S. 20(8C) inserted by No. 3/2009 s. 6 (as amended by No. 55/2009 s. 56).

    (8C)     A notice under subsection (1) ceases to have effect at the end of the period of 5 years after the notice is given (or that period as extended under subsection (8F)) unless the notice has ceased to have effect earlier.

S. 20(8D) inserted by No. 3/2009 s. 6.

    (8D)     Subsection (8C) applies to a notice given on or after, or which is in effect on, the commencement of section 6 of the Major Crime Legislation Amendment Act 2009 .

S. 20(8E) inserted by No. 3/2009 s. 6.

    (8E)     If the Chief Examiner or the Chief Commissioner is satisfied that an extension to the 5-year period referred to in subsection (8C) is necessary to protect a matter specified in subsection (8F)(a), (b), (c) or (d), the Chief Examiner or the Chief Commissioner must apply to the Supreme Court for an extension of that period.

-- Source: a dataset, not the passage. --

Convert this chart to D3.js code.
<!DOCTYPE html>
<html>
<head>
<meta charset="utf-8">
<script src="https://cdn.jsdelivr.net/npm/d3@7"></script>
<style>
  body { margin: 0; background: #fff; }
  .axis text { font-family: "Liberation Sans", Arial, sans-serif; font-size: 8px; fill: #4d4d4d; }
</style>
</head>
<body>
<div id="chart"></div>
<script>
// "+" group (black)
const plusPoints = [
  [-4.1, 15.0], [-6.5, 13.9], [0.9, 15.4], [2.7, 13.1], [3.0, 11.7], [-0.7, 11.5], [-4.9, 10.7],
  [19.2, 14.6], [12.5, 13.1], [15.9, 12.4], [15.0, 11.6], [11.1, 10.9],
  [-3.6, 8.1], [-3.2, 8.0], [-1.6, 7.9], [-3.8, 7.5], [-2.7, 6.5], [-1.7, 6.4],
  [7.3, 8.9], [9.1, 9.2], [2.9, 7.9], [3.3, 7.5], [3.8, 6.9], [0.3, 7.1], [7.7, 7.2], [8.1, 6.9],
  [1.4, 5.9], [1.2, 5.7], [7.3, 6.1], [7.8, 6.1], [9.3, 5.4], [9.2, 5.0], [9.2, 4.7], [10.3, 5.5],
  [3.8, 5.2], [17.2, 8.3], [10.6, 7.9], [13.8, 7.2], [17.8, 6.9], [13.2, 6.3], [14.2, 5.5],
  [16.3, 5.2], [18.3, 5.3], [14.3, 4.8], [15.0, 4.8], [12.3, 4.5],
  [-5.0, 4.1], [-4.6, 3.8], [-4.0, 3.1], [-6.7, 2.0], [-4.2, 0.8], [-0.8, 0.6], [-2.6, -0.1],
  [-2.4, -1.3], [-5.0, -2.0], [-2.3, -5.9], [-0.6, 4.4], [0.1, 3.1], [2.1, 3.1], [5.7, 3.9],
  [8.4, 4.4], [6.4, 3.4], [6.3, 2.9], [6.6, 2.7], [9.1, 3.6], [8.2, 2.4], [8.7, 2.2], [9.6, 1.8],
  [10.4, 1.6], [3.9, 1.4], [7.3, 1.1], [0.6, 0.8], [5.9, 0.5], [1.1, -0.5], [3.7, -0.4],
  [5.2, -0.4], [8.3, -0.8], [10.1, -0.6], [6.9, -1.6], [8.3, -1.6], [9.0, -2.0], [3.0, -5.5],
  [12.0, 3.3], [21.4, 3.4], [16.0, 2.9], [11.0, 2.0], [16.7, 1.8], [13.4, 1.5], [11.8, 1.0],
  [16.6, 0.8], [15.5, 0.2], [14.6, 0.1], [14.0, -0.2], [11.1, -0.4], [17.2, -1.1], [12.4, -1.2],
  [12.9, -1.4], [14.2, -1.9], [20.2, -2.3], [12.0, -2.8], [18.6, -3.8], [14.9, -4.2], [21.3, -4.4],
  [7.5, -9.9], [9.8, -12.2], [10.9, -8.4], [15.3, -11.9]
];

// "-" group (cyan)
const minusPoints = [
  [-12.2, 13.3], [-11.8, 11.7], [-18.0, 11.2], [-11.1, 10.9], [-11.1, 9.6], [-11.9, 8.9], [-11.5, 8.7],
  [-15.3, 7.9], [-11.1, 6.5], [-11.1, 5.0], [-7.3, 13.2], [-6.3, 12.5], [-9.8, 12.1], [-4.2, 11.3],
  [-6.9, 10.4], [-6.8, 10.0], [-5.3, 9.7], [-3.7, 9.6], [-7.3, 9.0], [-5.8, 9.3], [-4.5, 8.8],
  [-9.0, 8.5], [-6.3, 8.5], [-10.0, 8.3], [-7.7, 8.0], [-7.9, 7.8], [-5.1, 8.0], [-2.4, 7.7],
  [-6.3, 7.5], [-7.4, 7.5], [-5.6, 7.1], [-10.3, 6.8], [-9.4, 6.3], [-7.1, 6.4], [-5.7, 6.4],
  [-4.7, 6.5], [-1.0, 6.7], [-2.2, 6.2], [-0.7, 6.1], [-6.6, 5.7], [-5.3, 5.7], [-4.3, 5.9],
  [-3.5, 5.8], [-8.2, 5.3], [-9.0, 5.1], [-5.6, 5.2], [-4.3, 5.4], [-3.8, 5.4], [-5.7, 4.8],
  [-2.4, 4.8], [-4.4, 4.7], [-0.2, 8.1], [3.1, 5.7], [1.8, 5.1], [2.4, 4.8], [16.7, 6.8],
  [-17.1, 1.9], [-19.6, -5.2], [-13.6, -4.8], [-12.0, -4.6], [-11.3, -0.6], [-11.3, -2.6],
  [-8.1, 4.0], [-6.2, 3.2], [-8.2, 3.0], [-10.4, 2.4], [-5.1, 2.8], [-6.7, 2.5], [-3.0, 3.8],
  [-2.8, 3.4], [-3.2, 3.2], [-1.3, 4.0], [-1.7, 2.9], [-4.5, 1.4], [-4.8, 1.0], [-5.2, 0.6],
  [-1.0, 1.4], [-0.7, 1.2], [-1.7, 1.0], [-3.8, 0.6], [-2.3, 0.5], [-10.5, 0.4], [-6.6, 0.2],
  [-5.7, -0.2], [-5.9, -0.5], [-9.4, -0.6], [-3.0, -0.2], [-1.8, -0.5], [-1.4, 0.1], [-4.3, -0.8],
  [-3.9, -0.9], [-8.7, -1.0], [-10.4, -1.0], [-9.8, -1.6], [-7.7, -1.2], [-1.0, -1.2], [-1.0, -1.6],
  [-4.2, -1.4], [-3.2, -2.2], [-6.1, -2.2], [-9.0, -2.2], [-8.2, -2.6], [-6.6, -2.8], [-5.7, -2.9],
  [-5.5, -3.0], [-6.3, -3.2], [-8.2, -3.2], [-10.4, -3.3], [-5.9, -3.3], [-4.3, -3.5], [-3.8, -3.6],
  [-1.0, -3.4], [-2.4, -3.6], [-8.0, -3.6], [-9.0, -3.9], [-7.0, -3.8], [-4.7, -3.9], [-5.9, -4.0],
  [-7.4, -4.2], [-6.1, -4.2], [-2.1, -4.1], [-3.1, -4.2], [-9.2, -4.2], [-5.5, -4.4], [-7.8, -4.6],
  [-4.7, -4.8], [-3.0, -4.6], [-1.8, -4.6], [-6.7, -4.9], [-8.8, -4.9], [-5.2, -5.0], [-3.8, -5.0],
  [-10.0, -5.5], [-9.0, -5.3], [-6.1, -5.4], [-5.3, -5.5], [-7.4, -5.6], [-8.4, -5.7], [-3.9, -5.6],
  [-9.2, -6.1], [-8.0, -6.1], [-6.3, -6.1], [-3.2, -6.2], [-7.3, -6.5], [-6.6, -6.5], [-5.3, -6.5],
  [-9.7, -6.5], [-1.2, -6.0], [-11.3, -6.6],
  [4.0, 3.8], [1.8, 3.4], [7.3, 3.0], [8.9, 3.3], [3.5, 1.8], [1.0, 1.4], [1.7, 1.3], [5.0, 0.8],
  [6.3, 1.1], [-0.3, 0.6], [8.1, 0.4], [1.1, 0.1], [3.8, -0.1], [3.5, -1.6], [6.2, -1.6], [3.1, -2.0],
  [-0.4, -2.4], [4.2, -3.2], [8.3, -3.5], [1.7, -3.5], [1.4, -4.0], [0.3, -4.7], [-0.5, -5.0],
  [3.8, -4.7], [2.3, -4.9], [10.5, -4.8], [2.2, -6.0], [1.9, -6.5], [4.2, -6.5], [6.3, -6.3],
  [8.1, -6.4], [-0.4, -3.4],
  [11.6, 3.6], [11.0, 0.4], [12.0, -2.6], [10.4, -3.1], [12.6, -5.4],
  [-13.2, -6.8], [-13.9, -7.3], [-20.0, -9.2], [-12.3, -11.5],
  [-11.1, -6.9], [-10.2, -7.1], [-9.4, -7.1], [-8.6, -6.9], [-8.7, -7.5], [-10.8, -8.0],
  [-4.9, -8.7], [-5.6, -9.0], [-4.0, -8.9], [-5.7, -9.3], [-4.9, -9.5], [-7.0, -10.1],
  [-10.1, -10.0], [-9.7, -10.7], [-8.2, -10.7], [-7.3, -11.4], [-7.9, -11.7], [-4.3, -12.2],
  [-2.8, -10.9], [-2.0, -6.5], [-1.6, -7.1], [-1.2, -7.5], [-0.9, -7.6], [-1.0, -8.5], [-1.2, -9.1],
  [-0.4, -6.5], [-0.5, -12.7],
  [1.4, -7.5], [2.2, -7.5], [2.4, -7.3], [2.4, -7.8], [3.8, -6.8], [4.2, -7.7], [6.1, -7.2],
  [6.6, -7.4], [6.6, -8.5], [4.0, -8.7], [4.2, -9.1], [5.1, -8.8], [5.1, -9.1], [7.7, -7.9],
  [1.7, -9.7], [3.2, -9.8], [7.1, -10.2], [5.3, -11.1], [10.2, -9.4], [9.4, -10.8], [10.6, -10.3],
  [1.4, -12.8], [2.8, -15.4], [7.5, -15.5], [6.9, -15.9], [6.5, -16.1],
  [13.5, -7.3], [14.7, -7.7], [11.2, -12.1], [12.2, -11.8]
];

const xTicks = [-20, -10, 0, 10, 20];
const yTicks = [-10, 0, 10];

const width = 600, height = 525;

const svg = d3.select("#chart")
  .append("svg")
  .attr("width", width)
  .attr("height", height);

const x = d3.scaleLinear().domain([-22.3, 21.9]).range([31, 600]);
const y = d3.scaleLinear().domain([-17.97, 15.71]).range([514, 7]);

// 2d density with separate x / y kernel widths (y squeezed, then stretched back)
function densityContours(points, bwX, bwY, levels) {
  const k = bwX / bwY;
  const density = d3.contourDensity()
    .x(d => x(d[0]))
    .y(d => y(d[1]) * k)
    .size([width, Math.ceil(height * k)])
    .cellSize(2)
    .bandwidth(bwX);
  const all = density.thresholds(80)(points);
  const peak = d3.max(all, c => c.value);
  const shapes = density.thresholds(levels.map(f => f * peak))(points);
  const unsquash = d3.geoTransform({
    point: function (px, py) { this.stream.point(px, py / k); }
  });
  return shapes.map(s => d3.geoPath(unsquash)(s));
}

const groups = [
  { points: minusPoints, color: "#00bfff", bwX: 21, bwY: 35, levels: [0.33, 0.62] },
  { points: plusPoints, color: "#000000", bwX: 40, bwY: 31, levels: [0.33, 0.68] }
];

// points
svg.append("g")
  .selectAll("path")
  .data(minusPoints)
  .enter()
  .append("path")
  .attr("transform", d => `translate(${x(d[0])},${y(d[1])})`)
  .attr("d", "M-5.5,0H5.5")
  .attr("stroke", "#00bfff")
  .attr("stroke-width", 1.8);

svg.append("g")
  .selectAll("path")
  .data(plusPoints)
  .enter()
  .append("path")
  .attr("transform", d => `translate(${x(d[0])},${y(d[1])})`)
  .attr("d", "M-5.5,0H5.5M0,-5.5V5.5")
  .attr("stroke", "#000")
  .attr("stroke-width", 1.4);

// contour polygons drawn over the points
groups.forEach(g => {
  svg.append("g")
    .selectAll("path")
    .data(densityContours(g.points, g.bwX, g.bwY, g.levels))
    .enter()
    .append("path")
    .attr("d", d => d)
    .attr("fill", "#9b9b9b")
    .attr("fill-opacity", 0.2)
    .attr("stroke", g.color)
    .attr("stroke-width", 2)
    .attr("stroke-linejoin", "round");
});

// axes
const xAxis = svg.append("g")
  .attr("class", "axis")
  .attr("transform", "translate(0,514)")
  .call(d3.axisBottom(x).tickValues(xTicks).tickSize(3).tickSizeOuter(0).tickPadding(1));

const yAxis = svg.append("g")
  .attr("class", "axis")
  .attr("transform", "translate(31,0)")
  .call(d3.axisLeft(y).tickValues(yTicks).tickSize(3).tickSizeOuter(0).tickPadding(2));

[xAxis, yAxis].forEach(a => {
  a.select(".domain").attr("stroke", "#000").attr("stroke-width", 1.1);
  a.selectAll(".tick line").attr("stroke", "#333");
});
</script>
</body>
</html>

S. 20(8F) inserted by No. 3/2009 s. 6.

    (8F)     The Supreme Court, on the application of the Chief Examiner or the Chief Commissioner under subsection (8E), may extend the 5-year period referred to in subsection (8C), if the Court is satisfied that an extension is necessary to protect—

        (a)     an investigation that is continuing (whether or not the investigation is, or is related to, the investigation in relation to which the witness summons was issued); or

        (b)     any proceeding that has been commenced but not finally determined; or

        (c)     the safety or reputation of a person; or

        (d)     the fair trial of a person who has or may be charged with an offence.

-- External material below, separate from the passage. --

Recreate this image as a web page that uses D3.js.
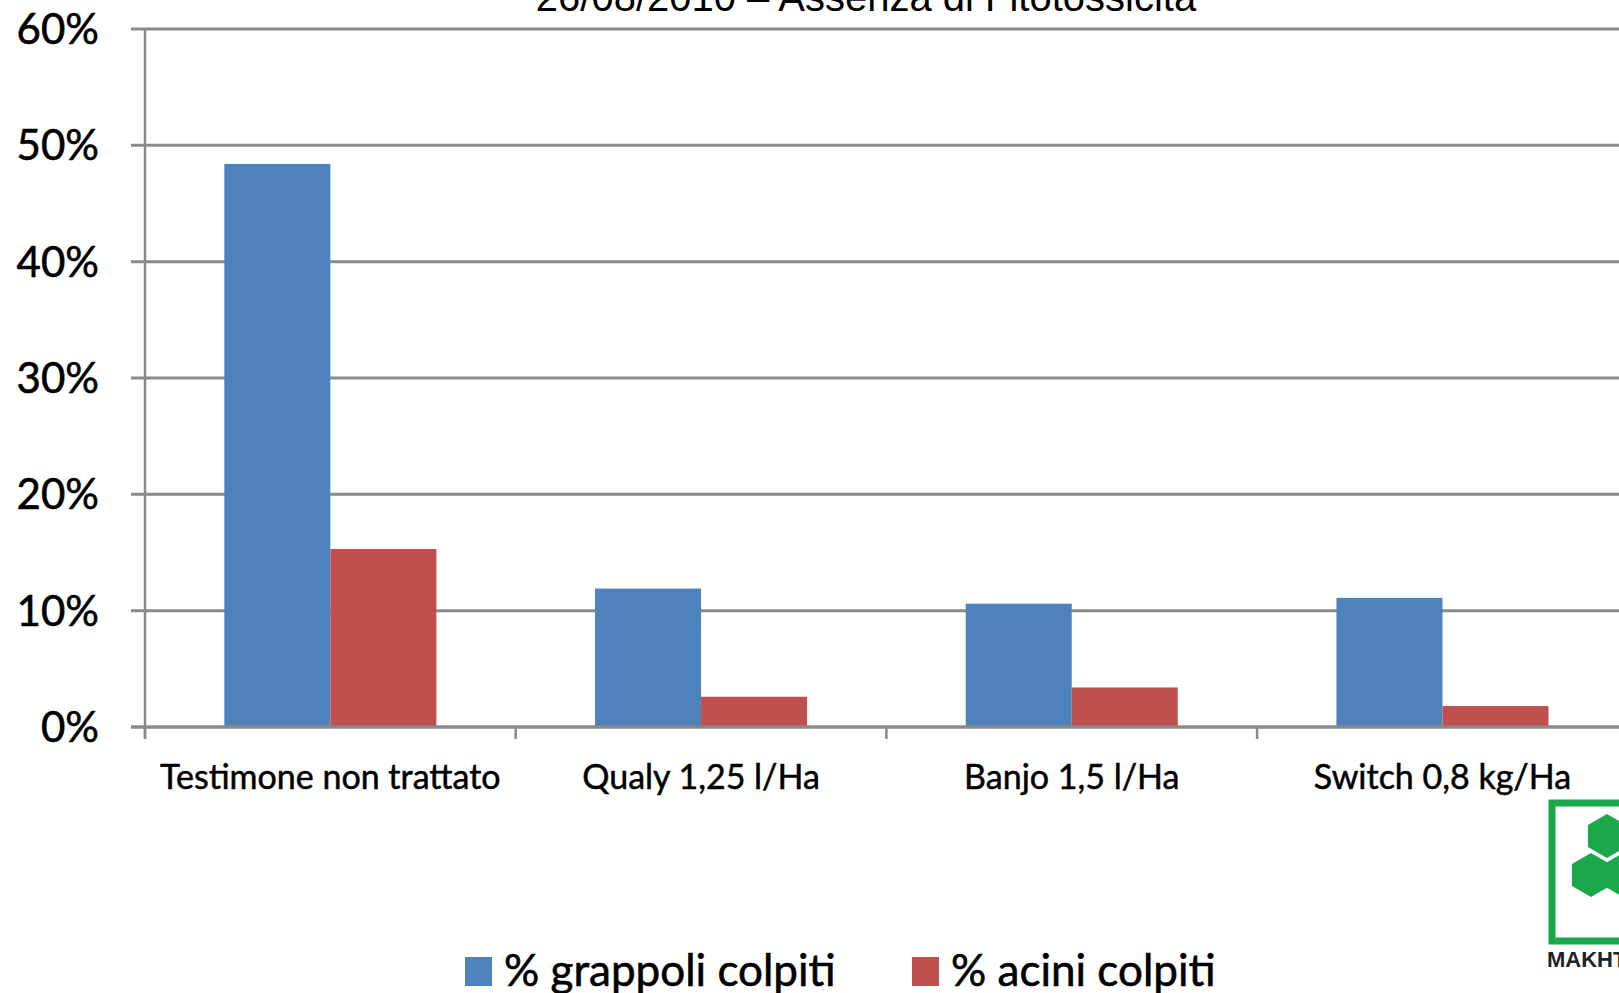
<!DOCTYPE html>
<html>
<head>
<meta charset="utf-8">
<script src="https://cdn.jsdelivr.net/npm/d3@7/dist/d3.min.js"></script>
<style>
  body { margin: 0; background: #fff; overflow: hidden; }
</style>
</head>
<body>
<div id="chart"></div>
<script>
// chart data
var categories = ["Testimone non trattato", "Qualy 1,25 l/Ha", "Banjo 1,5 l/Ha", "Switch 0,8 kg/Ha"];
var seriesNames = ["% grappoli colpiti", "% acini colpiti"];
var grappoli = [0.484, 0.119, 0.106, 0.111];
var acini = [0.153, 0.026, 0.034, 0.018];
var yTicks = [0, 0.1, 0.2, 0.3, 0.4, 0.5, 0.6];
var colors = ["#4F81BD", "#C0504D"];
var title = "26/08/2010 \u2013 Assenza di Fitotossicit\u00e0";

drawChart();

function drawChart() {
    var W = 1619, H = 993;
    var margin = { top: 29, right: 0, bottom: 266, left: 145 },
        width = 4 * 370.7,
        height = H - margin.top - margin.bottom;

    var svg = d3.select("#chart")
        .append("svg")
        .attr("width", W)
        .attr("height", H);

    var g = svg.append("g")
        .attr("transform", "translate(" + margin.left + "," + margin.top + ")");

    // scales
    var x = d3.scaleBand()
        .domain(categories)
        .range([0, width])
        .paddingInner(0.428)
        .paddingOuter(0.214);

    var xs = d3.scaleBand()
        .domain(seriesNames)
        .range([0, x.bandwidth()]);

    var y = d3.scaleLinear()
        .domain([0, 0.6])
        .range([height, 0]);

    // gridlines
    g.selectAll(".grid")
        .data(yTicks)
        .enter()
        .append("line")
        .attr("x1", -14)
        .attr("x2", W)
        .attr("y1", function (d) { return y(d); })
        .attr("y2", function (d) { return y(d); })
        .attr("stroke", "#8a8a8a")
        .attr("stroke-width", 3);

    // y axis line
    g.append("line")
        .attr("x1", 0).attr("x2", 0)
        .attr("y1", 0).attr("y2", height + 12)
        .attr("stroke", "#8a8a8a")
        .attr("stroke-width", 2.5);

    // y tick labels
    g.selectAll(".ylab")
        .data(yTicks)
        .enter()
        .append("text")
        .attr("x", -46)
        .attr("y", function (d) { return y(d) + 15; })
        .attr("text-anchor", "end")
        .style("font-family", "Lato, 'Open Sans', sans-serif")
        .style("font-size", "42px")
        .style("fill", "#000")
        .style("stroke", "#000")
        .style("stroke-width", 0.6)
        .text(function (d) { return Math.round(d * 100) + "%"; });

    // bars
    var data = [grappoli, acini];
    var groups = g.selectAll(".cat")
        .data(categories)
        .enter()
        .append("g")
        .attr("transform", function (d) { return "translate(" + x(d) + ",0)"; });

    groups.selectAll("rect")
        .data(function (d, i) {
            return seriesNames.map(function (s, j) { return { s: s, v: data[j][i], c: colors[j] }; });
        })
        .enter()
        .append("rect")
        .attr("x", function (d) { return xs(d.s); })
        .attr("width", xs.bandwidth())
        .attr("y", function (d) { return y(d.v); })
        .attr("height", function (d) { return height - y(d.v); })
        .attr("fill", function (d) { return d.c; });

    // baseline over the bars
    g.append("line")
        .attr("x1", -14).attr("x2", W)
        .attr("y1", height).attr("y2", height)
        .attr("stroke", "#8a8a8a")
        .attr("stroke-width", 3);

    // category ticks between groups
    var step = x.step();
    g.selectAll(".ctick")
        .data(d3.range(categories.length + 1))
        .enter()
        .append("line")
        .attr("x1", function (d) { return d * step; })
        .attr("x2", function (d) { return d * step; })
        .attr("y1", height)
        .attr("y2", height + 12)
        .attr("stroke", "#8a8a8a")
        .attr("stroke-width", 2.5);

    // category labels
    g.selectAll(".xlab")
        .data(categories)
        .enter()
        .append("text")
        .attr("x", function (d) { return x(d) + x.bandwidth() / 2; })
        .attr("y", height + 62)
        .attr("text-anchor", "middle")
        .style("font-family", "Lato, 'Open Sans', sans-serif")
        .style("font-size", "34px")
        .style("fill", "#000")
        .style("stroke", "#000")
        .style("stroke-width", 0.5)
        .text(function (d) { return d; });

    // title (cut at top)
    svg.append("text")
        .attr("x", 866)
        .attr("y", 11)
        .attr("text-anchor", "middle")
        .style("font-family", "'Liberation Sans', Arial, sans-serif")
        .style("font-size", "40px")
        .style("fill", "#000")
        .text(title);

    // legend
    var legX = [465, 912];
    var leg = svg.selectAll(".leg")
        .data(seriesNames)
        .enter()
        .append("g")
        .attr("transform", function (d, i) { return "translate(" + legX[i] + ",957)"; });

    leg.append("rect")
        .attr("width", 27)
        .attr("height", 29)
        .attr("fill", function (d, i) { return colors[i]; });

    leg.append("text")
        .attr("x", 39)
        .attr("y", 29)
        .style("font-family", "Lato, 'Open Sans', sans-serif")
        .style("font-size", "44px")
        .style("fill", "#000")
        .style("stroke", "#000")
        .style("stroke-width", 0.6)
        .text(function (d) { return d; });

    // logo (partially visible at right edge)
    var logo = svg.append("g").attr("transform", "translate(1549,800)");
    logo.append("rect")
        .attr("x", 3).attr("y", 3)
        .attr("width", 100).attr("height", 138)
        .attr("fill", "none")
        .attr("stroke", "#1aa84a")
        .attr("stroke-width", 7);
    var hex = function (cx, cy, r) {
        return d3.range(6).map(function (k) {
            var a = Math.PI / 3 * k + Math.PI / 6;
            return [cx + r * Math.cos(a), cy + r * Math.sin(a)];
        });
    };
    [[58, 36], [42, 75], [74, 75]].forEach(function (c) {
        logo.append("path")
            .attr("d", "M" + hex(c[0], c[1], 22).join("L") + "Z")
            .attr("fill", "#1aa84a");
    });
    logo.append("text")
        .attr("x", -2).attr("y", 167)
        .style("font-family", "'Liberation Sans', Arial, sans-serif")
        .style("font-weight", "bold")
        .style("font-size", "22px")
        .style("fill", "#222")
        .text("MAKHTESHIM");
}
</script>
</body>
</html>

    (9)     In this section—

"official matter" means any of the following—

        (a)     the coercive powers order in reliance on which the witness summons was issued or the order under section 18 was made;

        (b)     the investigation of the organised crime offence in relation to which the witness summons was issued or the order under section 18 was made;

        (c)     an examination by the Chief Examiner for the purposes of that investigation;

        (d)     any court proceedings in relation to the witness summons or the order under section 18.